Along the Uttar Pradesh Border, buried in the by lanes of Bhowapur, is a learning centre run by Phia Foundation, for children from the rag picking community that lives in its fringes. The children come from make-shift houses, constructed on mounds on garbage, which they sort through for a living. The dumping ground is home to over 700 families that sort through the waste to recover plastic, paper and metal. Their days are filled with the pungent stench of rotting waste and the unrelenting fuzz of swarming flies. Education, to them, is not a priority – it is a luxury. But, with literacy levels so low that they can’t read signboards and bus routes, or even haggle for the right rate for the waste they recover, they’ve realised that a little education could take their children a long way.
15-year-old Gudiya is the most educated student in Phia’s three-year-old learning centre: she’s a student of class 9. She also juggles the domestic duties that comes from being the oldest unmarried girl in a family of 10. Every morning, Gudiya wakes up at 5 a.m. to take care of the family’s cooking and cleaning needs. She takes charge of the household as her mother collects garbage all day to ensure that she receives an education. “I feel responsibility towards my mother,” says Gudyia, “I wake up early and cook, so that she can take rest and wake up a little later.” After morning classes at the Government school in Delhi – housed at a distance that takes her 40 minutes to walk – she has remedial classes that follow at Phia. She spends her time learning mathematics, a subject that she struggles with, and one that almost threatened to have her held back in class 8. After her remedial lessons, Gudiya helps her mother segregate the garbage collected during the day. The selling of the collected scraps are done by her father – she and her mother have no role to play there – because, after all, gender roles dictate that men take care of economic matters, even when it is priced at Rs. 10 for a kilo of discarded plastic.
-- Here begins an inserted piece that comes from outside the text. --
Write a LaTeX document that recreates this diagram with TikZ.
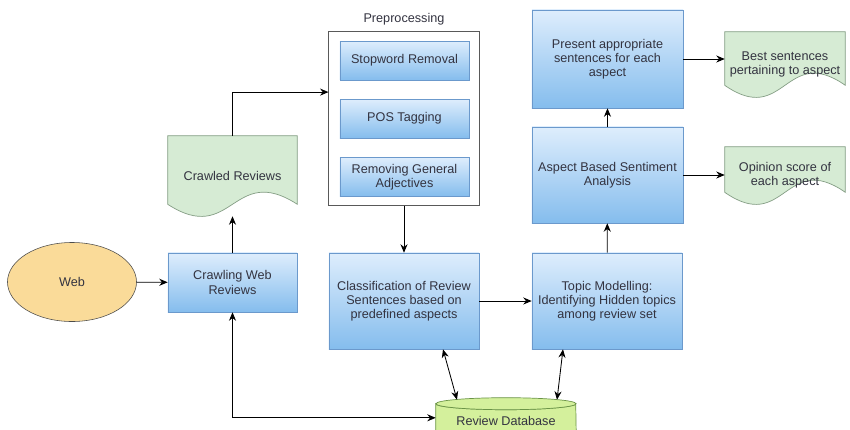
\documentclass[tikz,border=0pt]{standalone}
\usepackage{fontspec}
\setmainfont{Liberation Sans}
\usetikzlibrary{arrows.meta, calc, positioning, shapes.geometric, backgrounds}
\definecolor{boxtop}{rgb}{0.87,0.93,0.99}
\definecolor{boxbot}{rgb}{0.52,0.74,0.93}
\definecolor{boxline}{rgb}{0.42,0.60,0.80}
\definecolor{docgreen}{rgb}{0.84,0.92,0.83}
\definecolor{docline}{rgb}{0.52,0.62,0.52}
\definecolor{webfill}{rgb}{0.98,0.86,0.60}
\definecolor{dbfill}{rgb}{0.83,0.94,0.61}
\definecolor{dbline}{rgb}{0.42,0.58,0.28}
\definecolor{txt}{rgb}{0.2,0.2,0.25}

\tikzset{
	procbox/.style={draw=boxline, top color=boxtop, bottom color=boxbot, align=center, text=txt, inner sep=2pt},
	docnode/.style={align=center, text=txt, inner sep=2pt},
	arr/.style={-{Stealth[length=6pt,width=5pt]}, line width=0.6pt},
	darr/.style={{Stealth[length=6pt,width=5pt]}-{Stealth[length=6pt,width=5pt]}, line width=0.6pt}
}

% wavy document outline behind a node
\newcommand{\docwave}[1]{\filldraw[draw=docline, fill=docgreen, line width=0.5pt] (#1.north west) -- (#1.north east) -- ($(#1.south east)+(0,-12)$) .. controls ($(#1.south)+(0,-54)$) and ($(#1.south)+(0,30)$) .. ($(#1.south west)+(0,-12)$) -- cycle;}

\begin{document}
\begin{tikzpicture}[x=0.025cm, y=-0.025cm, font=\fontsize{9}{10}\selectfont]
	\useasboundingbox (0,0) rectangle (850,429);

	%--------------------------------------------------------------------
	\node(web) [ellipse, draw=black!70, fill=webfill, text=txt, minimum width=3.225cm, minimum height=1.975cm] at (72,282) {Web};
	\node(crawling) [procbox, minimum width=3.225cm, minimum height=1.475cm] at (232.5,282.5) {Crawling Web\\ Reviews};
	\node(crawled) [docnode, minimum width=3.225cm, minimum height=2cm] at (232.5,176) {Crawled Reviews};

	%--------------------------------------------------------------------
	\node(prep) [draw=black!65, fill=white, line width=0.7pt, minimum width=3.75cm, minimum height=4.325cm] at (404,118.5) {};
	\node(preplabel) [above=2pt of prep, text=txt, inner sep=2pt] {Preprocessing};
	\node(stop) [procbox, minimum width=3.225cm, minimum height=0.97cm] at (404.5,60.5) {Stopword Removal};
	\node(pos) [procbox, minimum width=3.225cm, minimum height=0.97cm, below=0.47cm of stop] {POS Tagging};
	\node(adj) [procbox, minimum width=3.225cm, minimum height=0.97cm, below=0.47cm of pos] {Removing General\\ Adjectives};

	%--------------------------------------------------------------------
	\node(class) [procbox, minimum width=3.75cm, minimum height=2.4cm] at (404,301) {Classification of Review\\ Sentences based on\\ predefined aspects};
	\node(topic) [procbox, minimum width=3.75cm, minimum height=2.4cm] at (607,301) {Topic Modelling:\\ Identifying Hidden topics\\ among review set};
	\node(aspect) [procbox, minimum width=3.775cm, minimum height=2.4cm] at (607.5,175) {Aspect Based Sentiment\\ Analysis};
	\node(present) [procbox, minimum width=3.775cm, minimum height=2.45cm] at (607.5,59) {Present appropriate\\ sentences for each\\ aspect};

	%--------------------------------------------------------------------
	\node(best) [docnode, minimum width=3cm, minimum height=1.625cm] at (785,64.5) {Best sentences\\ pertaining to aspect};
	\node(opinion) [docnode, minimum width=3cm, minimum height=1.425cm] at (785,175.5) {Opinion score of\\ each aspect};

	\node(db) [text=txt, minimum width=3.5cm, minimum height=0.85cm] at (506,421) {Review Database};

	\begin{scope}[on background layer]
		\docwave{crawled}
		\docwave{best}
		\docwave{opinion}
		\filldraw[draw=dbline, fill=dbfill, line width=0.5pt] (db.south west) -- (db.north west) arc[start angle=180, end angle=360, x radius=1.75cm, y radius=0.15cm] -- (db.south east) -- cycle;
		\filldraw[draw=dbline, fill=dbfill, line width=0.5pt] (db.north) ellipse [x radius=1.75cm, y radius=0.15cm];
	\end{scope}

	%--------------------------------------------------------------------
	\draw[arr] (web) -- (crawling);
	\draw[arr] (crawling) -- (crawled);
	\draw[arr] (crawled.north) |- ([yshift=0.66cm]prep.west);
	\draw[arr] (prep) -- (class);
	\draw[arr] (class) -- (topic);
	\draw[arr] (topic) -- (aspect);
	\draw[arr] (aspect) -- (present);
	\draw[arr] (present.east) -- (present.east -| best.west);
	\draw[arr] (aspect.east) -- (aspect.east -| opinion.west);
	\draw[darr] ([xshift=0.975cm]class.south) -- ([xshift=-1.225cm,yshift=0.1cm]db.north);
	\draw[darr] ([xshift=-1.1cm]topic.south) -- ([xshift=1.275cm,yshift=0.1cm]db.north);
	\draw[darr] ([yshift=0.08cm]db.west) -| (crawling.south);
\end{tikzpicture}
\end{document}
Once Gudiya gets home by 8 p.m., she helps her younger sister with washing clothes and cooking dinner. At 11, she goes to bed, set to repeat this cycle the following day. Ask Gudiya if she’s happy with her life and she hesitates. She fumbles to find the right words before she finally says, “I want to make some changes in my life. I don’t want to collect garbage for money.” But despite Gudiya’s mother working longer hours to ensure she stays in school, debilitating poverty proves to be a big barrier for the dreams of Gudiya and the children she studies with. Yet, she’s hopeful: “My parents want me to get married when I finish class XII – girls my age are already getting married in the community – but I want to become a teacher. That way, I can tell children about my journey, and then, they will also come forward and pursue education.”